Tola is considered weird because she has green hair and is obsessed with Grimm's fairy tales. Now the vast majority of her school is against her because of a supposed affair with the art teacher. She denies any affair ever happened, but no one seems to care what she has to say. Just the same, a witch hunt ensues to destroy her and the teacher, lead by a fellow student who delights in messing with people's reputations. In the meantime, Tola has to deal with a mother who wants to see the end of the teacher's career and a sister suffering from depression.
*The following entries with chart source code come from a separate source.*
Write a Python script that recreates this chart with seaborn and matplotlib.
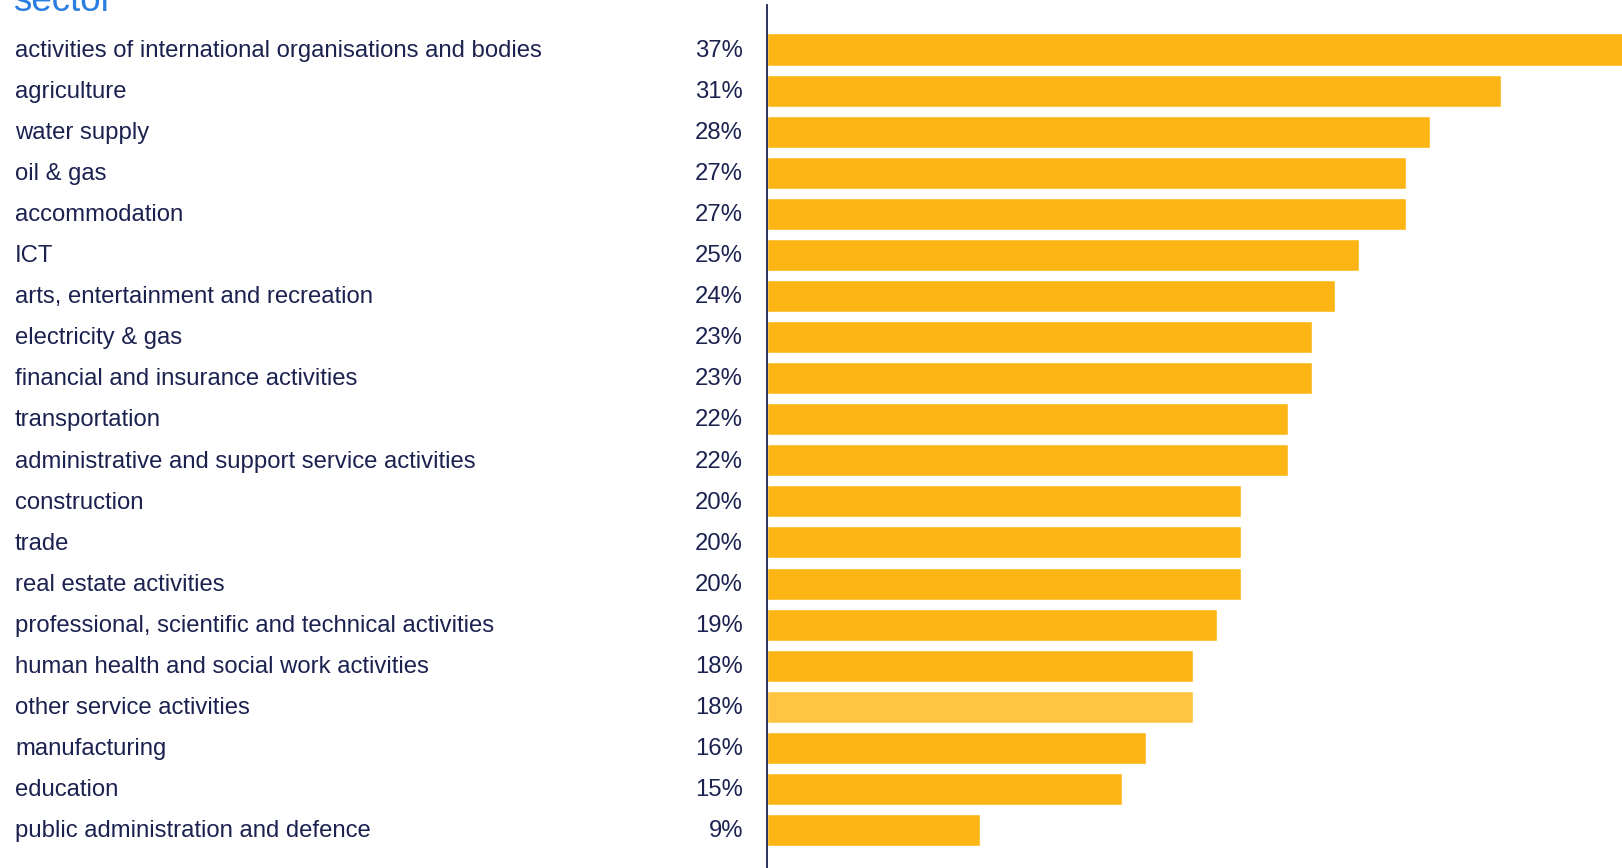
import matplotlib
matplotlib.use("Agg")
import matplotlib.pyplot as plt
import matplotlib.transforms as mtransforms
import seaborn as sns
import pandas as pd

categories = [
    "activities of international organisations and bodies",
    "agriculture",
    "water supply",
    "oil & gas",
    "accommodation",
    "ICT",
    "arts, entertainment and recreation",
    "electricity & gas",
    "financial and insurance activities",
    "transportation",
    "administrative and support service activities",
    "construction",
    "trade",
    "real estate activities",
    "professional, scientific and technical activities",
    "human health and social work activities",
    "other service activities",
    "manufacturing",
    "education",
    "public administration and defence",
]
values = [37, 31, 28, 27, 27, 25, 24, 23, 23, 22, 22, 20, 20, 20, 19, 18, 18, 16, 15, 9]
highlight = "other service activities"

BAR = "#FDB515"
BAR_LIGHT = "#FEC442"
TEXT = "#1B2250"
TITLE = "#2A7DE1"
FONT = "Liberation Sans"
FS = 17.2

W, H = 1622, 868
fig = plt.figure(figsize=(W / 100, H / 100), dpi=100)
sns.set_style("white")
plt.rcParams["font.family"] = [FONT, "DejaVu Sans"]

ax_left = 767 / W
ax_top = (H - 5) / H
ax = fig.add_axes([ax_left, 0, 1 - ax_left, ax_top])

df = pd.DataFrame({"sector": categories, "value": values})
palette = {c: (BAR_LIGHT if c == highlight else BAR) for c in categories}
sns.barplot(data=df, x="value", y="sector", hue="sector", palette=palette,
            legend=False, width=0.78, ax=ax, saturation=1, orient="h")

px_per_unit = 23.68
ax.set_xlim(0, (W - 767) / px_per_unit)
pitch = 41.08
ax.set_ylim((H - 49.5) / pitch, -(49.5 - 5) / pitch)

for s in ["top", "right", "bottom"]:
    ax.spines[s].set_visible(False)
ax.spines["left"].set_color(TEXT)
ax.spines["left"].set_linewidth(1.3)
ax.set_xticks([])
ax.set_yticks([])
ax.set_xlabel("")
ax.set_ylabel("")

trans_lab = mtransforms.blended_transform_factory(fig.transFigure, ax.transData)
dy = 0.03
for i, (c, v) in enumerate(zip(categories, values)):
    ax.text(15 / W, i + dy, c, transform=trans_lab, fontsize=FS, color=TEXT,
            ha="left", va="center", clip_on=False)
    ax.text(743 / W, i + dy, f"{v}%", transform=trans_lab, fontsize=FS, color=TEXT,
            ha="right", va="center", clip_on=False)

fig.text(13 / W, 1 - 11 / H, "sector", fontsize=26.5, color=TITLE,
         ha="left", va="baseline")

fig.savefig("out.png", dpi=100)
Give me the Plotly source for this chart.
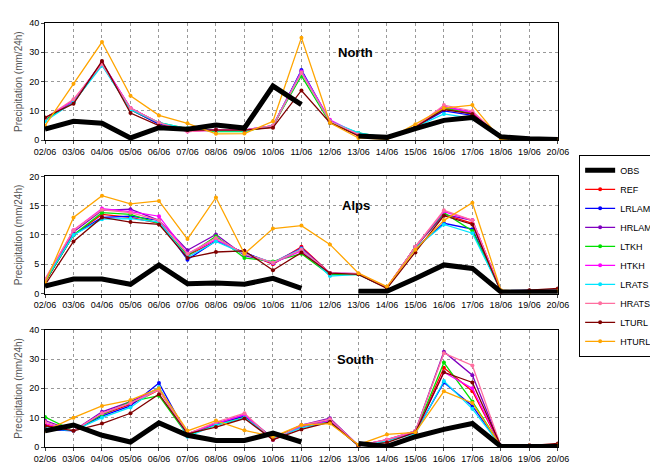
import plotly.graph_objects as go
from plotly.subplots import make_subplots

dates = ["02/06","03/06","04/06","05/06","06/06","07/06","08/06","09/06","10/06","11/06",
         "12/06","13/06","14/06","15/06","16/06","17/06","18/06","19/06","20/06"]
names = ["OBS","REF","LRLAM","HRLAM","LTKH","HTKH","LRATS","HRATS","LTURL","HTURL"]
colors = ["#000000","#ff0000","#0000ff","#8000c0","#00e000","#ff00ff","#00e5ff","#ff6fa0","#800000","#ffa500"]
N = None
north = {
 "OBS":  [3.8,6.5,5.8,0.8,4.3,3.8,5.2,4.2,18.5,12.2,N,1.5,1.0,4.0,6.8,7.8,1.2,0.5,0.3],
 "REF":  [7.5,13,26.5,10.5,5.5,4,3.5,3.5,4.5,23.5,6.5,2,0.8,4.5,11,9,1,0.5,0.3],
 "LRLAM":[7,13,26,10.5,5.5,4,3.5,3.5,4.8,24,6.5,2,0.8,4.5,10,8.5,1,0.5,0.3],
 "HRLAM":[7.5,13.5,26.5,11,6,3.5,3.5,3.5,5,23.5,6.5,2.2,0.8,4.5,11.5,9.5,1,0.5,0.3],
 "LTKH": [7,13,26,10.5,6,4,3,3,5,22,6,2.5,0.8,4.5,11,9,1,0.5,0.3],
 "HTKH": [7.5,13.5,26.5,11,6,3,3.5,3.5,5,23.5,7,2,0.8,4.5,11.5,9.5,1,0.5,0.3],
 "LRATS":[6.5,13,25.5,10.5,6,4,3.2,3.2,5,23,6.5,2.5,1,4.5,9,7.5,1,0.5,0.3],
 "HRATS":[7.5,14,26,11,6,3,3.5,3.5,5,23,6.5,2,0.8,4.5,12,10,1,0.5,0.3],
 "LTURL":[7.8,12.5,27,9.3,5,3.5,3.5,3.5,4.3,17,6,1.5,0.8,4.5,10.5,9,1,0.5,0.3],
 "HTURL":[5,19.3,33.5,15.2,8.5,5.8,2.2,2.3,6.5,35,6,0.8,0.3,5.5,11,12,0.3,0.2,0.2],
}
alps = {
 "OBS":  [1.3,2.5,2.5,1.6,4.9,1.7,1.8,1.6,2.6,0.9,N,0.4,0.4,2.6,4.9,4.3,0.3,0.3,0.3],
 "REF":  [2,10,13.5,13,12,6.5,9,7,5,8,3.5,3.3,1,8,13.5,12,0.5,0.5,0.7],
 "LRLAM":[2,10,13,13.2,12.5,5.8,9,7,5.2,7.5,3.3,3.3,1,7.8,12,11,0.5,0.5,0.6],
 "HRLAM":[2.3,10.5,14.2,14.4,12.5,7.4,10.1,6.5,5.3,7.8,3.5,3.4,1,8,13.5,12.5,0.5,0.5,0.6],
 "LTKH": [2,10,13.8,13.5,12,6.5,9.8,6.1,5.5,6.8,3.2,3.3,1,8,13.8,10.7,0.5,0.5,0.6],
 "HTKH": [2.3,10.8,14.5,14,13.2,6.8,9.2,6.8,5.2,7.3,3.5,3.4,1,8,14,12.5,0.5,0.5,0.6],
 "LRATS":[2.2,10,12.7,12.8,12.2,6.2,8.9,6.8,5.3,7.6,3,3.3,1,7.8,11.8,10.3,0.5,0.5,0.6],
 "HRATS":[2.5,10.8,14.3,13.8,12.5,6.8,9.5,6.8,5.3,7.5,3.5,3.4,1.1,8,14.2,12.5,0.5,0.5,0.6],
 "LTURL":[1.5,8.9,13,12.2,11.8,6.1,7.1,7.3,4,7,3.5,3.3,0.9,7,13.3,11.8,0.3,0.6,0.9],
 "HTURL":[1.8,13,16.7,15.3,15.8,9.3,16.4,6.8,11.1,11.6,8.4,3.5,1.2,7.5,12.5,15.5,0.6,0.3,0.5],
}
south = {
 "OBS":  [5.5,7.5,4,1.7,8.2,4,2.2,2.2,4.7,1.7,N,1.2,0.2,3.5,6,8,0.2,0.2,0.2],
 "REF":  [7.5,5.5,11,14.5,19.5,4.5,7.5,10.5,3,7,8.5,0.5,2,5,27,19,0.3,0.5,0.8],
 "LRLAM":[6,5.5,10.5,14,21.8,4,8,10.5,2.5,7,9,0.5,2,5,22,14,0.3,0.5,0.6],
 "HRLAM":[9,5.5,12,15.5,20,4.5,8,11,3,7.5,9.8,0.5,2.5,5.5,32.5,24.5,0.3,0.5,0.6],
 "LTKH": [10.2,5.5,11,15.5,17.5,4,7.5,10,3,7,9,0.5,2,5,28.8,15.5,0.3,0.5,0.6],
 "HTKH": [8,5.5,11.5,15,20,4.5,8,11,2.5,7,9,0.5,2.5,5,25.5,20,0.3,0.5,0.6],
 "LRATS":[6.5,5.5,10,13.5,20.5,3.5,7.5,10,3,6.5,8.5,0.5,2,4.5,22.5,13,0.3,0.5,0.6],
 "HRATS":[8.5,5.5,11.5,15,19.5,4.5,8.5,11.5,2.5,7.5,9.5,0.5,2.5,5.5,32,27.8,0.3,0.5,0.8],
 "LTURL":[7.2,5.5,8,11.5,18,4.5,6.8,9.7,2.5,6,8.5,0.5,1.5,5,25.5,22,0.3,0.5,1.2],
 "HTURL":[5.5,10,14,16,20,5.5,9,5.7,3.5,7.5,8,0.8,4.3,5,19,15,0.3,0.5,0.5],
}
panels = [("North", north, 40, 10), ("Alps", alps, 20, 5), ("South", south, 40, 10)]

fig = make_subplots(rows=3, cols=1, vertical_spacing=0.085)
order = names[1:] + ["OBS"]
for r, (title, data, ymax, dt) in enumerate(panels, start=1):
    for nm in order:
        i = names.index(nm)
        if nm == "OBS":
            fig.add_trace(go.Scatter(x=dates, y=data[nm], mode="lines", name=nm,
                line=dict(color="black", width=5), showlegend=(r == 1), legendrank=1,
                connectgaps=False), row=r, col=1)
        else:
            fig.add_trace(go.Scatter(x=dates, y=data[nm], mode="lines+markers", name=nm,
                line=dict(color=colors[i], width=1.3), marker=dict(size=4, color=colors[i]),
                showlegend=(r == 1), legendrank=i + 1), row=r, col=1)
    fig.update_yaxes(range=[0, ymax], dtick=dt, row=r, col=1)
    fig.add_annotation(text="<b>" + title + "</b>", x="12/06", xshift=26, y=ymax * 0.75,
                       xref=f"x{r if r > 1 else ''}", yref=f"y{r if r > 1 else ''}",
                       showarrow=False, font=dict(size=13, color="black"))

fig.update_xaxes(type="category", range=[0, 18], showgrid=True, gridcolor="#999999",
                 griddash="dot", showline=True, mirror=True, linecolor="black",
                 ticks="outside", ticklen=3, tickfont=dict(size=9), tickangle=0)
fig.update_yaxes(showgrid=True, gridcolor="#999999", griddash="dot", showline=True,
                 mirror=True, linecolor="black", ticks="outside", ticklen=3,
                 tickfont=dict(size=9), zeroline=False,
                 title=dict(text="Precipitation (mm/24h)", font=dict(size=10, color="#555"), standoff=4))
fig.update_layout(
    width=658, height=466, plot_bgcolor="white", paper_bgcolor="white",
    font=dict(family="Liberation Sans, Arial", color="black"),
    margin=dict(l=36, r=100, t=10, b=20),
    legend=dict(xref="container", yref="container", x=0.868, y=0.685, xanchor="left",
                yanchor="top", bordercolor="black", borderwidth=1, bgcolor="white",
                font=dict(size=9), tracegroupgap=0, itemwidth=30),
)
fig.write_html("out.html")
Feeling she has nothing to lose, Tola starts to act out, but then her grandfather gets sick and the truth about what happened between the teacher and Tola is revealed.
I think this story had a lot of potential, but it just fell flat. The witch hunt has already begun by the time the story starts and to be thrown into the middle, you don't really have a chance to pick sides. Maybe if I saw more of Tola before hand, I'd be more sympathetic to her, but I didn't particularly care about her as a character. Even now, having just finished the book ten minutes ago, I can't tell you what honestly made her stand out compared to the other narrators I've read about. I'd be more outraged over the attacks on her and the teacher if I could have seen before it all happened, rather than be told about how nice he was. At the same time, she has a fascination with the Grimm fairy tales, and while that was obvious, I think it could have been played up more to accentuate the "weirdness" of the character.
If this novel is supposed to be about the persecution of people who are different, it failed to move me. If it's supposed to be about a wrongly accused teacher - who was barely even in the novel - I didn't care enough about the character. Yes we see her struggles with the high school villain and she has a snarky personality, but in the big picture, it didn't go anywhere. I'm probably too critical, but I just walked away from this book feeling blah and unable to really say why.